**YOUR OBJECTIVE:** Using the material below, copy every line where "draw" appears.

* Begin DATA ENTRIES *

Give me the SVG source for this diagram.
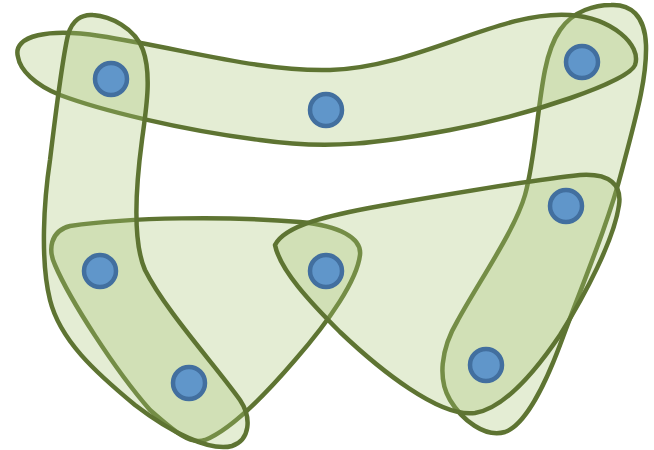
<svg xmlns="http://www.w3.org/2000/svg" width="654" height="450" viewBox="0 0 654 450">
<style>
.edge{fill:#a8c574;fill-opacity:0.31;stroke:#5e7432;stroke-width:4.5;stroke-linejoin:round}
.node circle{fill:#6096ca;stroke:#426f9f;stroke-width:4.5}
</style>
<rect width="654" height="450" fill="#ffffff"/>
<g id="hyperedges">
<path id="edgeF" class="edge" d="M 611,5 C 630,4 645,15 646,45 C 647,80 635,120 622,170 C 608,225 580,290 560,345 C 545,385 525,425 505,432 C 485,438 462,420 450,400 C 438,380 440,350 458,320 C 480,280 515,230 525,195 C 535,160 537,110 545,70 C 552,35 565,18 585,10 C 595,6 603,5 611,5 Z"/>
<path id="edgeC" class="edge" d="M 70,226 C 130,217 230,216 300,222 C 340,226 362,238 360,255 C 357,280 330,320 295,360 C 265,395 230,430 205,440 C 190,445 175,432 150,410 C 115,370 70,300 55,265 C 48,250 50,231 70,226 Z"/>
<path id="edgeE" class="edge" d="M 275,245 C 285,225 330,215 380,206 C 450,194 530,180 580,175 C 610,173 622,185 619,205 C 614,240 585,295 560,335 C 535,372 505,408 475,413 C 440,418 380,370 340,332 C 310,302 280,270 275,245 Z"/>
<path id="edgeA" class="edge" d="M 18,57 C 12,35 50,28 100,36 C 180,48 260,72 330,70 C 420,67 500,10 570,15 C 612,18 642,45 635,65 C 628,82 530,115 450,130 C 380,143 330,150 260,140 C 180,130 100,110 60,95 C 35,85 20,70 18,57 Z"/>
<path id="edgeB" class="edge" d="M 93,15 C 110,16 135,28 143,50 C 152,75 146,110 142,140 C 136,185 132,240 145,270 C 165,310 215,365 240,400 C 252,418 250,440 232,446 C 210,452 170,432 135,405 C 95,372 60,340 50,300 C 40,260 44,200 50,160 C 56,110 62,60 68,35 C 72,20 82,14 93,15 Z"/>
</g>
<g id="n1" class="node"><circle cx="111" cy="79" r="16"/></g>
<g id="n2" class="node"><circle cx="326" cy="110" r="16"/></g>
<g id="n3" class="node"><circle cx="582" cy="62" r="16"/></g>
<g id="n4" class="node"><circle cx="566" cy="206" r="16"/></g>
<g id="n5" class="node"><circle cx="100" cy="271" r="16"/></g>
<g id="n6" class="node"><circle cx="326" cy="271" r="16"/></g>
<g id="n7" class="node"><circle cx="189" cy="383" r="16"/></g>
<g id="n8" class="node"><circle cx="486" cy="365" r="16"/></g>
</svg>
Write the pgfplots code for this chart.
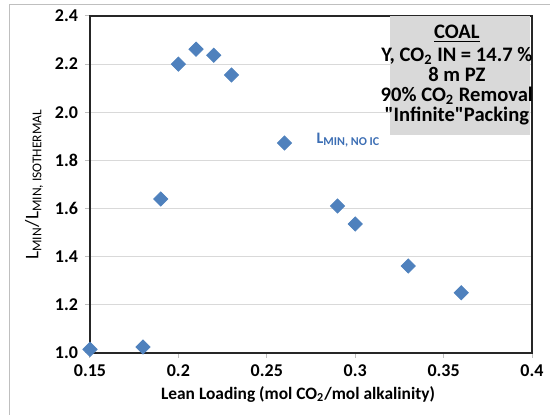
\documentclass[border=0pt]{standalone}
\usepackage{pgfplots}
\pgfplotsset{compat=1.18}
\usepackage{fontspec}
\setmainfont{Carlito}[Ligatures=TeXOff]
\definecolor{mk}{HTML}{4F81BD}
\definecolor{lbl}{HTML}{3C6EB4}
\definecolor{grd}{HTML}{D9D9D9}
\definecolor{boxc}{HTML}{D9D9D9}
\definecolor{frame}{HTML}{BFBFBF}

\pgfplotstableread{
x y
0.15 1.015
0.18 1.025
0.19 1.640
0.20 2.200
0.21 2.262
0.22 2.237
0.23 2.155
0.26 1.872
0.29 1.611
0.30 1.536
0.33 1.361
0.36 1.250
}\lmin

\begin{document}
\begin{tikzpicture}
\begin{axis}[
  name=ax,
  scale only axis,
  width=221pt, height=168.5pt,
  xmin=0.15, xmax=0.4, ymin=1, ymax=2.4,
  xtick={0.15,0.2,0.25,0.3,0.35,0.4},
  ytick={1,1.2,1.4,1.6,1.8,2.0,2.2,2.4},
  ymajorgrids,
  grid style={grd, line width=0.6pt},
  axis line style={line width=0.9pt, black!85},
  tick pos=left,
  tick align=outside,
  major tick length=2.5pt,
  tick style={frame, line width=0.5pt},
  /pgf/number format/assume math mode=true,
  ticklabel style={font=\fontsize{9}{10}\selectfont\bfseries},
  y tick label style={/pgf/number format/.cd, fixed, fixed zerofill, precision=1},
  x tick label style={/pgf/number format/.cd, fixed, precision=2},
  xlabel={Lean Loading (mol CO\textsubscript{2}/mol alkalinity)},
  ylabel={L\textsubscript{MIN}/L\textsubscript{MIN, ISOTHERMAL}},
  xlabel style={font=\fontsize{8.7}{10}\selectfont\bfseries, yshift=2pt, xshift=-6.5pt},
  ylabel style={font=\fontsize{9.6}{10}\selectfont, yshift=-1pt},
  clip=false,
]
\fill[boxc] (axis cs:0.3197,1.906) rectangle (axis cs:0.3987,2.4);
\node[align=center, inner sep=0pt, font=\fontsize{10.3}{10}\selectfont\bfseries, anchor=center]
  at (axis cs:0.3575,2.155)
  {\underline{COAL}\\[1.5pt]Y, CO\textsubscript{2} IN = 14.7 \%\\8 m PZ\\90\% CO\textsubscript{2} Removal\\"Infinite"Packing};
\addplot[only marks, mark=square*, mark size=2.5pt, mark options={rotate=45}, color=mk] table[x=x,y=y] {\lmin};
\node[lbl, anchor=base west, inner sep=0pt, font=\fontsize{8}{9}\selectfont\bfseries]
  at (axis cs:0.278,1.872) {L\textsubscript{MIN, NO IC}};
\end{axis}
\draw[frame, line width=0.5pt] ([xshift=-40pt,yshift=-40pt]ax.south west) -- ([xshift=-40pt,yshift=5.5pt]ax.north west) -- ([xshift=20pt,yshift=5.5pt]ax.north east);
\pgfresetboundingbox
\path[use as bounding box] ([xshift=-45pt,yshift=-31pt]ax.south west) rectangle ([xshift=9pt,yshift=8pt]ax.north east);
\end{tikzpicture}
\end{document}
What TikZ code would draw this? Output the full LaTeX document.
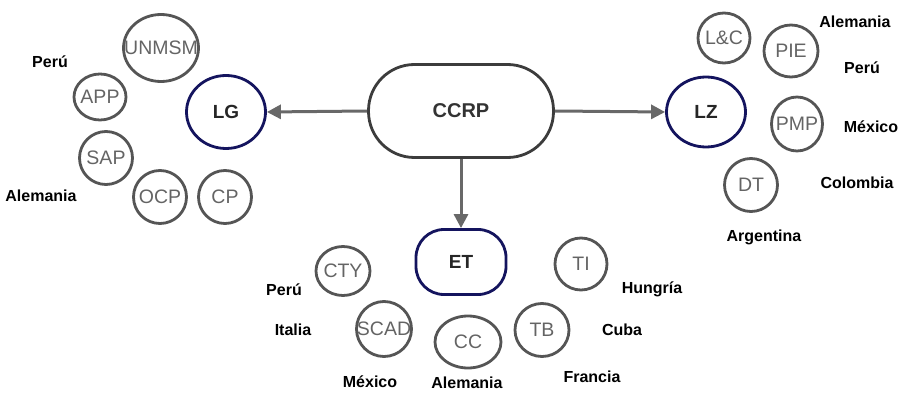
\documentclass[tikz,border=0pt]{standalone}
\usepackage{fontspec}
\setmainfont{Liberation Sans}
\usetikzlibrary{shapes.geometric,arrows.meta}

\definecolor{orgline}{HTML}{555555}
\definecolor{orgtext}{HTML}{646464}
\definecolor{navyline}{HTML}{14145E}
\definecolor{mainline}{HTML}{3C3C3C}
\definecolor{arrowgray}{HTML}{686868}

\begin{document}
\begin{tikzpicture}[
    x=1pt, y=-1pt,
    main/.style={rectangle, rounded corners=46pt, draw=mainline, line width=2.8pt,
                 minimum width=185pt, minimum height=93pt, text=black!80,
                 font=\bfseries\fontsize{20}{20}\selectfont},
    group/.style={ellipse, draw=navyline, line width=2.8pt, inner sep=0pt,
                  text=black!85, font=\bfseries\fontsize{19}{19}\selectfont},
    org/.style={ellipse, draw=orgline, line width=2.8pt, inner xsep=-11pt, inner ysep=-5pt,
                minimum width=53pt, minimum height=53pt, text=orgtext,
                font=\fontsize{19.5}{19.5}\selectfont},
    country/.style={font=\bfseries\fontsize{16}{16}\selectfont},
    arrow/.style={-{Triangle[length=14pt, width=14pt]}, line width=3pt, draw=arrowgray}
]
\useasboundingbox (0,0) rectangle (900,393);

% Centre
\node[main] (ccrp) at (461,111) {CCRP};

% Groups
\node[group, minimum width=79pt, minimum height=73pt] (lg) at (226,112) {LG};
\node[group, minimum width=79pt, minimum height=70pt] (lz) at (706,112) {LZ};
\node[rectangle, rounded corners=28pt, draw=navyline, line width=2.8pt,
      minimum width=90pt, minimum height=65pt, text=black!85,
      font=\bfseries\fontsize{19}{19}\selectfont] (et) at (461,262) {ET};

% Left cluster
\node[org, minimum width=75pt, minimum height=67pt] (unmsm) at (161,48) {UNMSM};
\node[org, minimum width=52pt, minimum height=46pt] (app) at (100,97) {APP};
\node[org] (sap) at (106,158) {SAP};
\node[org] (ocp) at (160,197) {OCP};
\node[org] (cp) at (225,197) {CP};
\node[country] (lperu) at (50,62) {Perú};
\node[country] (lalem) at (41,196) {Alemania};

% Right cluster
\node[org, minimum width=52pt, minimum height=50pt] (lc) at (724,38) {L\&C};
\node[org, minimum width=54pt, minimum height=52pt] (pie) at (791,51) {PIE};
\node[org, minimum width=51pt, minimum height=54pt] (pmp) at (797,124) {PMP};
\node[org] (dt) at (751,185) {DT};
\node[country] (ralem) at (855,22) {Alemania};
\node[country] (rperu) at (862,68) {Perú};
\node[country] (rmex) at (871,127) {México};
\node[country] (rcol) at (857,183) {Colombia};
\node[country] (rarg) at (764,237) {Argentina};

% Bottom cluster
\node[org, minimum width=54pt, minimum height=49pt] (cty) at (343,271) {CTY};
\node[org, minimum width=55pt, minimum height=55pt] (scad) at (384,329) {SCAD};
\node[org, minimum width=66pt, minimum height=52pt] (cc) at (468,342) {CC};
\node[org, minimum width=54pt, minimum height=53pt] (tb) at (542,330) {TB};
\node[org, minimum width=52pt, minimum height=52pt] (ti) at (581,264) {TI};
\node[country] (bperu) at (284,290) {Perú};
\node[country] (bital) at (293,330) {Italia};
\node[country] (bmex) at (370,382) {México};
\node[country] (balem) at (467,383) {Alemania};
\node[country] (bhun) at (652,289) {Hungría};
\node[country] (bcuba) at (622,330) {Cuba};
\node[country] (bfra) at (592,377) {Francia};

% Arrows
\draw[arrow] (ccrp.west) -- (lg.east);
\draw[arrow] (ccrp.east) -- (lz.west);
\draw[arrow] (ccrp.south) -- (et.north);

\end{tikzpicture}
\end{document}
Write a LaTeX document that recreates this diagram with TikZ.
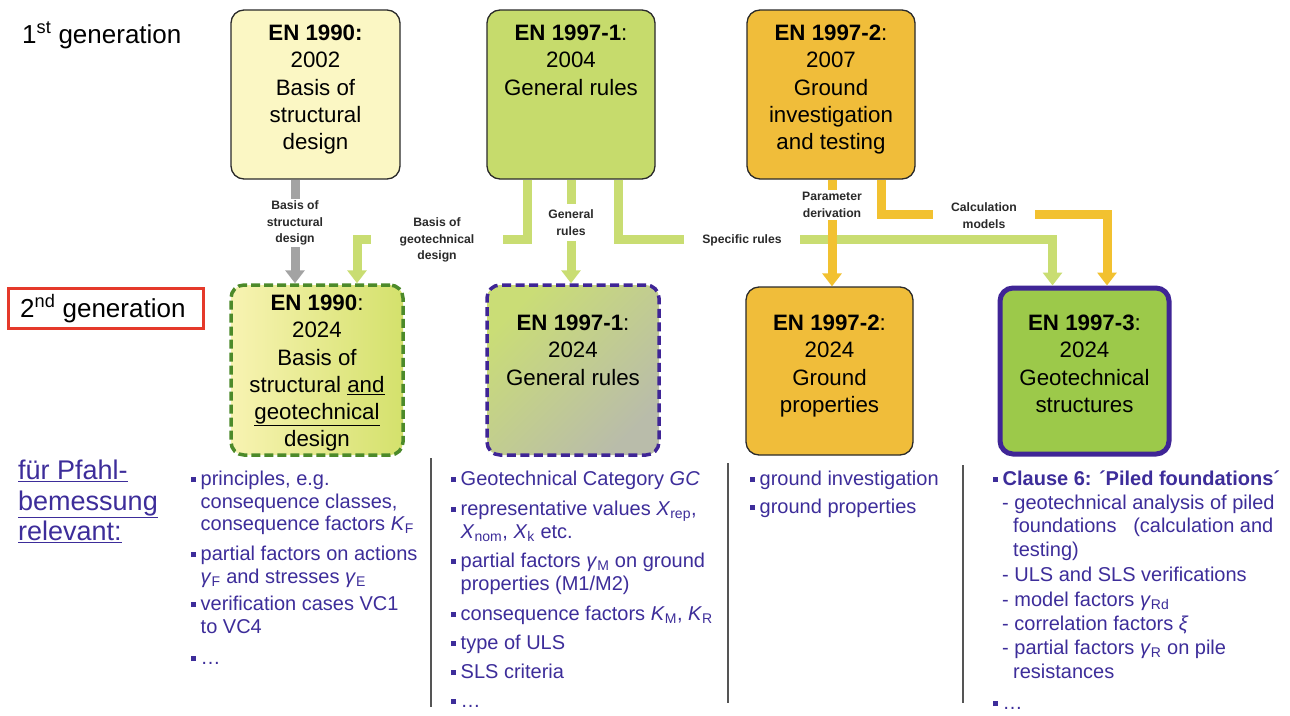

* End DATA ENTRIES *

**REPLY:**
\draw[frame, line width=0.5pt] ([xshift=-40pt,yshift=-40pt]ax.south west) -- ([xshift=-40pt,yshift=5.5pt]ax.north west) -- ([xshift=20pt,yshift=5.5pt]ax.north east);
What TikZ code would draw this? Output the full LaTeX document.
    main/.style={rectangle, rounded corners=46pt, draw=mainline, line width=2.8pt,
    group/.style={ellipse, draw=navyline, line width=2.8pt, inner sep=0pt,
    org/.style={ellipse, draw=orgline, line width=2.8pt, inner xsep=-11pt, inner ysep=-5pt,
    arrow/.style={-{Triangle[length=14pt, width=14pt]}, line width=3pt, draw=arrowgray}
\node[rectangle, rounded corners=28pt, draw=navyline, line width=2.8pt,
\draw[arrow] (ccrp.west) -- (lg.east);
\draw[arrow] (ccrp.east) -- (lz.west);
\draw[arrow] (ccrp.south) -- (et.north);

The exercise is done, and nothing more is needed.